Fostering Fun! Sleepless Sunday’s

I decided the other day that on a Sunday, I would try and do a round-up of the week and I might still later on, it depends on how tired I feel. You see, it’s just gone 0915 and I’m up watching Rupert the Bear!

It was one of the foster children at approximately 0721 who was standing at my bedroom door calling for me, telling me that they couldn’t find my mum. I sorted him and went back to bed. Except after half an hour of hearing my husband sleeping (isn’t it annoying when someone else is asleep and you can’t drop off?), I chose to get up.

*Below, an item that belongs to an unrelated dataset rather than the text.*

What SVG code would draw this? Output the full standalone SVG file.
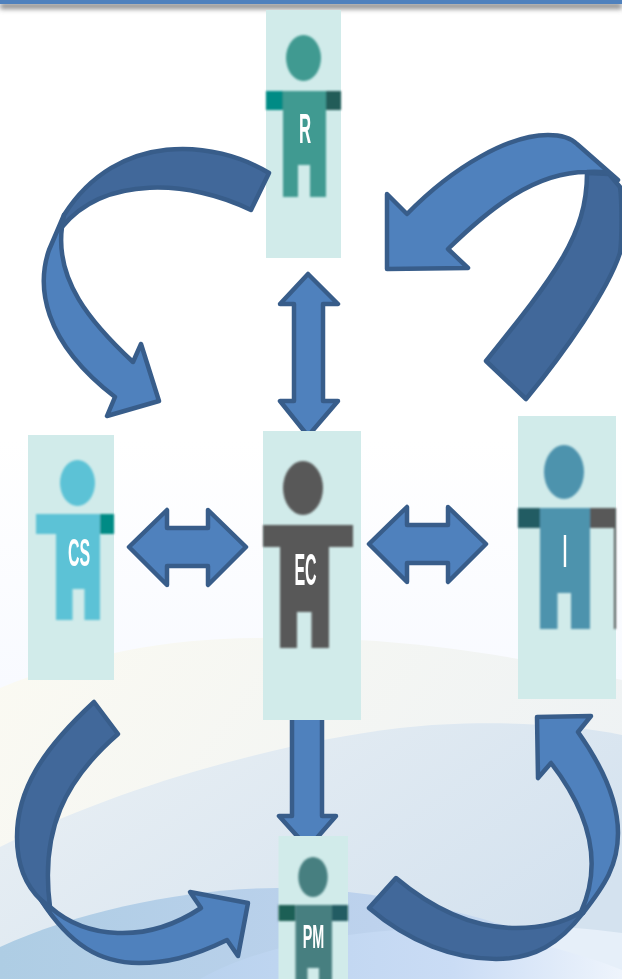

Potentially rather stupidly, I retrieved both foster children who were, by that point, in bed with my mother and trying to talk to her.

The only real help that my mum gets with the two foster children (both are under 5) is from my husband and I. We try to help because my mum’s being run ragged with barely any support from the social workers who are either her advocates, or the children’s. But then the smallest little action from either of us with regards to the children creates a new routine for them straight away.

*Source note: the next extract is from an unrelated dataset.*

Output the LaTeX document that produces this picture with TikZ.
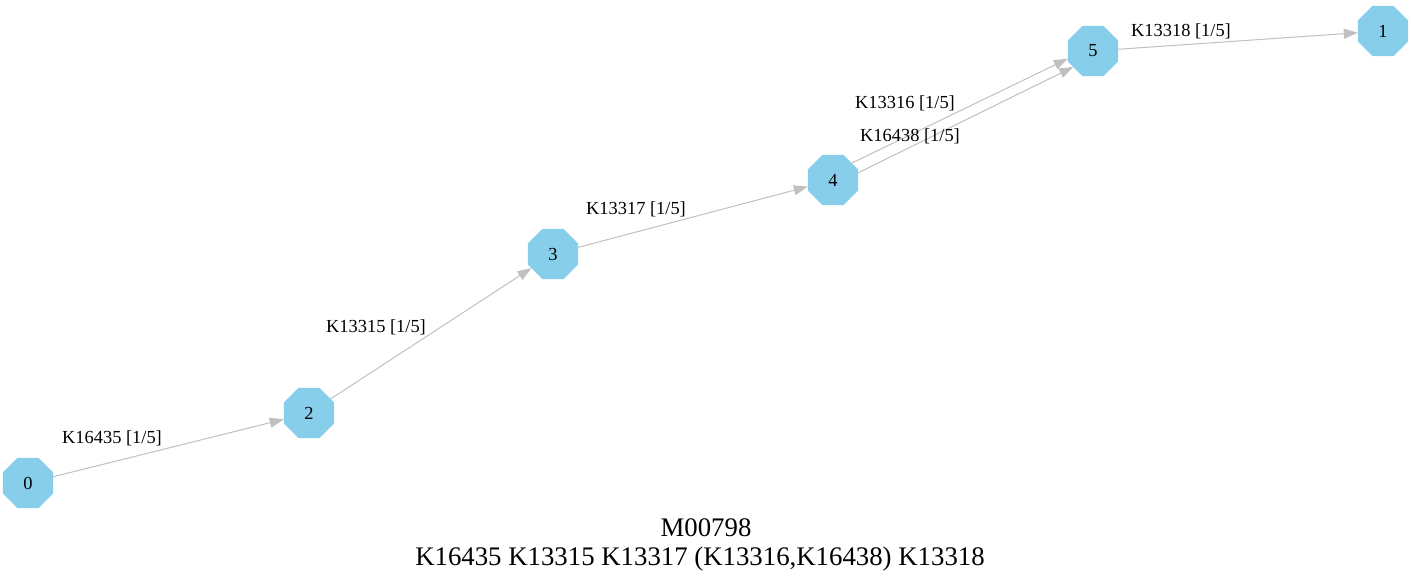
\documentclass[tikz,border=0pt]{standalone}
\usepackage{fontspec}
\setmainfont{Liberation Serif}
\usetikzlibrary{shapes.geometric,arrows.meta}
\definecolor{nodeblue}{HTML}{87CEEB}
\definecolor{edgegray}{HTML}{C0C0C0}
\tikzset{
  state/.style={regular polygon, regular polygon sides=8, fill=nodeblue, draw=nodeblue,
    minimum size=40.5pt, inner sep=0pt, font=\fontsize{13.8pt}{16pt}\selectfont},
  edge/.style={draw=edgegray, line width=0.75pt, -{Triangle[length=10.5pt,width=7.5pt]}},
  elabel/.style={inner sep=0pt, font=\fontsize{13.8pt}{16pt}\selectfont},
  ttl/.style={inner sep=0pt, font=\fontsize{20.1pt}{24pt}\selectfont}
}
\begin{document}
\begin{tikzpicture}[x=0.75pt,y=-0.75pt]
\useasboundingbox (0,0) rectangle (1412,584);
\node[state] (n0) at (28,483) {0};
\node[state] (n2) at (309,413) {2};
\node[state] (n3) at (553,254) {3};
\node[state] (n4) at (833,180) {4};
\node[state] (n5) at (1093,51) {5};
\node[state] (n1) at (1383,31) {1};
\draw[edge] (n0) -- (n2);
\draw[edge] (n2) -- (n3);
\draw[edge] (n3) -- (n4);
\draw[edge] (n4.42) -- (n5.197);
\draw[edge] (n4.16) -- (n5.219);
\draw[edge] (n5) -- (n1);
\node[elabel] (l1) at (112,438) {K16435 [1/5]};
\node[elabel] (l2) at (376,327) {K13315 [1/5]};
\node[elabel] (l3) at (636,209) {K13317 [1/5]};
\node[elabel] (l4) at (905,103) {K13316 [1/5]};
\node[elabel] (l5) at (910,136) {K16438 [1/5]};
\node[elabel] (l6) at (1181,31) {K13318 [1/5]};
\node[ttl] (t1) at (706,528) {M00798};
\node[ttl] (t2) at (700,559) {K16435 K13315 K13317 (K13316,K16438) K13318};
\end{tikzpicture}
\end{document}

Back in December, my mum got really ill and social services, when she was able to get hold of them, offered her no help with regards to transporting the children to school. So on the first day, knowing she wouldn’t get hold of anyone before 8am, I rang my boss and said I needed half a day. My mum tried to object because there is no reason whatsoever that I should be using my time (and my employer’s) to help with these children.

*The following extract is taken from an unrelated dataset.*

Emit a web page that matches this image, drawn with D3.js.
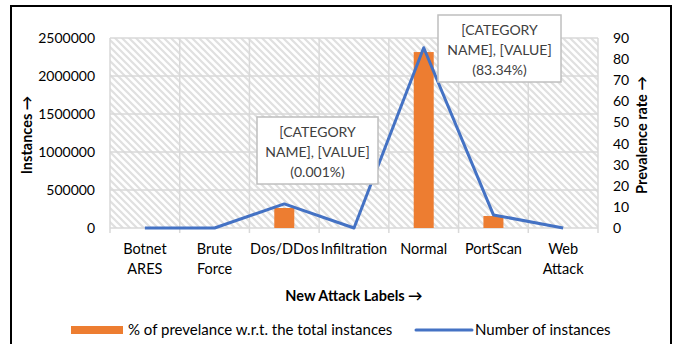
<!DOCTYPE html>
<html>
<head>
<meta charset="utf-8">
<script src="https://cdn.jsdelivr.net/npm/d3@7"></script>
<style>
  body { margin: 0; background: #fff; }
  svg text { font-family: Lato, "Open Sans", sans-serif; fill: #000; }
</style>
</head>
<body>
<div id="chart"></div>
<script>
// chart data
var categories = ["Botnet ARES", "Brute Force", "Dos/DDos", "Infiltration", "Normal", "PortScan", "Web Attack"];
var barValues = [0, 0, 263000, 0, 2315000, 158000, 0];      // left axis (Instances)
var lineValues = [0, 0, 11.4, 0, 85.4, 6.2, 0];             // right axis (Prevalence rate)
var leftTicks = [0, 500000, 1000000, 1500000, 2000000, 2500000];
var rightTicks = [0, 10, 20, 30, 40, 50, 60, 70, 80, 90];
var calloutIndex = [2, 4];
var calloutPct = ["(0.001%)", "(83.34%)"];

function init() {
    var w = 677, h = 344;
    var left = 110, right = 598, top = 38, bottom = 228;

    var svg = d3.select("#chart").append("svg")
        .attr("width", w).attr("height", h);

    // hatch pattern
    var defs = svg.append("defs");
    var pat = defs.append("pattern")
        .attr("id", "hatch")
        .attr("patternUnits", "userSpaceOnUse")
        .attr("width", 7).attr("height", 7);
    pat.append("rect").attr("width", 7).attr("height", 7).attr("fill", "#fff");
    pat.append("path")
        .attr("d", "M-1,-1 L8,8 M-1,6 L1,8 M6,-1 L8,1")
        .attr("stroke", "#e0e0e0")
        .attr("stroke-width", 2.2);

    // outer frame
    svg.append("rect")
        .attr("x", 11).attr("y", 6)
        .attr("width", 660).attr("height", 345)
        .attr("fill", "none").attr("stroke", "#000").attr("stroke-width", 2);

    var x = d3.scaleBand().domain(categories).range([left, right]).padding(0);
    var y = d3.scaleLinear().domain([0, 2500000]).range([bottom, top]);
    var y2 = d3.scaleLinear().domain([0, 90]).range([bottom, top]);

    svg.append("rect")
        .attr("x", left).attr("y", top)
        .attr("width", right - left).attr("height", bottom - top)
        .attr("fill", "url(#hatch)");

    // horizontal gridlines
    svg.append("g").selectAll("line").data(leftTicks).enter().append("line")
        .attr("x1", left).attr("x2", right)
        .attr("y1", function(d) { return y(d); })
        .attr("y2", function(d) { return y(d); })
        .attr("stroke", "#d9d9d9").attr("stroke-width", 1.5);

    // vertical gridlines at category boundaries (plus tick marks below the axis)
    var bounds = categories.map(function(c) { return x(c); }).concat([right]);
    svg.append("g").selectAll("line").data(bounds).enter().append("line")
        .attr("x1", function(d) { return d; }).attr("x2", function(d) { return d; })
        .attr("y1", top).attr("y2", bottom + 5)
        .attr("stroke", "#d9d9d9").attr("stroke-width", 1.5);

    // bars
    var bw = 20;
    svg.append("g").selectAll("rect").data(barValues).enter().append("rect")
        .attr("x", function(d, i) { return x(categories[i]) + x.bandwidth() / 2 - bw / 2; })
        .attr("y", function(d) { return y(d); })
        .attr("width", bw)
        .attr("height", function(d) { return y(0) - y(d); })
        .attr("fill", "#ED7D31");

    // line
    var line = d3.line()
        .x(function(d, i) { return x(categories[i]) + x.bandwidth() / 2; })
        .y(function(d) { return y2(d); });
    svg.append("path")
        .datum(lineValues)
        .attr("d", line)
        .attr("fill", "none")
        .attr("stroke", "#4472C4")
        .attr("stroke-width", 3)
        .attr("stroke-linejoin", "round");

    // left axis labels
    var yAxis = d3.axisLeft(y).tickValues(leftTicks).tickSize(0).tickPadding(15)
        .tickFormat(d3.format("d"));
    var gy = svg.append("g").attr("transform", "translate(" + left + ",0)").call(yAxis);
    gy.select(".domain").remove();
    gy.selectAll("text").style("font-size", "14px").style("font-family", "Lato");

    // right axis labels
    var yAxis2 = d3.axisRight(y2).tickValues(rightTicks).tickSize(0).tickPadding(15);
    var gy2 = svg.append("g").attr("transform", "translate(" + right + ",0)").call(yAxis2);
    gy2.select(".domain").remove();
    gy2.selectAll("text").style("font-size", "14px").style("font-family", "Lato");

    // x tick labels (wrapped)
    var xl = svg.append("g").selectAll("text").data(categories).enter().append("text")
        .attr("text-anchor", "middle")
        .attr("font-size", 14.5)
        .attr("x", function(d) { return x(d) + x.bandwidth() / 2; })
        .attr("y", 254);
    xl.each(function(d) {
        var t = d3.select(this);
        var parts = (d === "Dos/DDos") ? [d] : d.split(" ");
        parts.forEach(function(p, k) {
            t.append("tspan")
                .attr("x", t.attr("x"))
                .attr("dy", k === 0 ? 0 : 20)
                .text(p);
        });
    });

    // axis titles
    svg.append("text")
        .attr("transform", "translate(32,135) rotate(-90)")
        .attr("text-anchor", "middle")
        .attr("font-size", 14.5).attr("font-weight", "bold")
        .text("Instances \u2192");
    svg.append("text")
        .attr("transform", "translate(647,135) rotate(-90)")
        .attr("text-anchor", "middle")
        .attr("font-size", 14.5).attr("font-weight", "bold")
        .text("Prevalence rate \u2192");
    svg.append("text")
        .attr("x", (left + right) / 2).attr("y", 301)
        .attr("text-anchor", "middle")
        .attr("font-size", 14.5).attr("font-weight", "bold")
        .text("New Attack Labels \u2192");

    // callouts
    var boxes = [
        { x: 257, y: 117, w: 121, h: 67 },
        { x: 438, y: 15, w: 123, h: 67 }
    ];
    calloutIndex.forEach(function(ci, k) {
        var b = boxes[k];
        var g = svg.append("g");
        g.append("rect")
            .attr("x", b.x).attr("y", b.y).attr("width", b.w).attr("height", b.h)
            .attr("fill", "#fff").attr("stroke", "#bfbfbf").attr("stroke-width", 1.5);
        var lines = ["[CATEGORY", "NAME], [VALUE]", calloutPct[k]];
        lines.forEach(function(s, j) {
            g.append("text")
                .attr("x", b.x + b.w / 2).attr("y", b.y + 20 + j * 20)
                .attr("text-anchor", "middle")
                .attr("font-size", 14)
                .style("fill", "#404040")
                .text(s);
        });
    });

    // legend
    svg.append("rect")
        .attr("x", 71).attr("y", 326).attr("width", 52).attr("height", 8)
        .attr("fill", "#ED7D31");
    svg.append("text")
        .attr("x", 128).attr("y", 335).attr("font-size", 15)
        .text("% of prevelance w.r.t. the total instances");
    svg.append("line")
        .attr("x1", 416).attr("x2", 472).attr("y1", 330).attr("y2", 330)
        .attr("stroke", "#4472C4").attr("stroke-width", 3).attr("stroke-linecap", "round");
    svg.append("text")
        .attr("x", 475).attr("y", 335).attr("font-size", 15)
        .text("Number of instances");
}
window.onload = init;
</script>
</body>
</html>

I argued with her that I wasn’t doing it for the children, nor was I doing it because social services weren’t. I was doing it because my mother was ill. I have never seen my mum be as ill as she was. It was kind of scary. So, on the second morning I got the children up earlier to get them ready for school so mum had less to do (because social services were unable to find transport). On the third morning, where mum was back to normal, the children expected me.

Now, they’ve lived with us for over six months, but just two days of me being a bit more active in their routine cemented me in their routine. To the point now that on many occasions, the boy has sought me out in the middle of the night.

He has sleeping issues and randomly wakes up after a few hours and is wide awake. The biggest problem is that he refuses to go back to bed, screaming the place down if he doesn’t get his own way. Be strong and stick to your guns, you say? Yeah, okay, then his older sister gets woken up as they share a bedroom. And even if you get him back in there, I’m still awake.

As is the entire house.

I spent the two or three weeks before Christmas exhausted because at 0430 every morning, he woke me up. The other night it was at 2330. I haven’t been sleeping well and had gone to bed early, actually falling asleep by 2200. Hour and a half later… Bam!… Woken up. It kind of makes me wonder, if I’m this tired and worn out by it, how would I cope if I do ever manage to have a baby?

Possibly the scariest thing I’ve only just learnt about the boy is that he’s happy to wander the house in the dark! It has actually happened once before, when I found him in the downstairs hallway calling out everyone’s name, but it was summer and already kind of light everywhere.

Last night at 2330 he did it, but my husband and I were still up. I was happily typing away writing a story as my husband watched TV when I heard this little voice. Panicking, I jumped up because I thought it was the boy crying from upstairs and that he was going to wake up my mum. But no! He was right outside my living room door. In the pitch black, the foster boy walked all the through the house and down the stairs.

We let him stay up for a bit and then took him to back to his bed. Surprisingly he settled. But then he was still up by half seven. Does this child not need sleep? And how come he copes, when I can’t? But he makes it all better when he randomly kisses me during Rupert.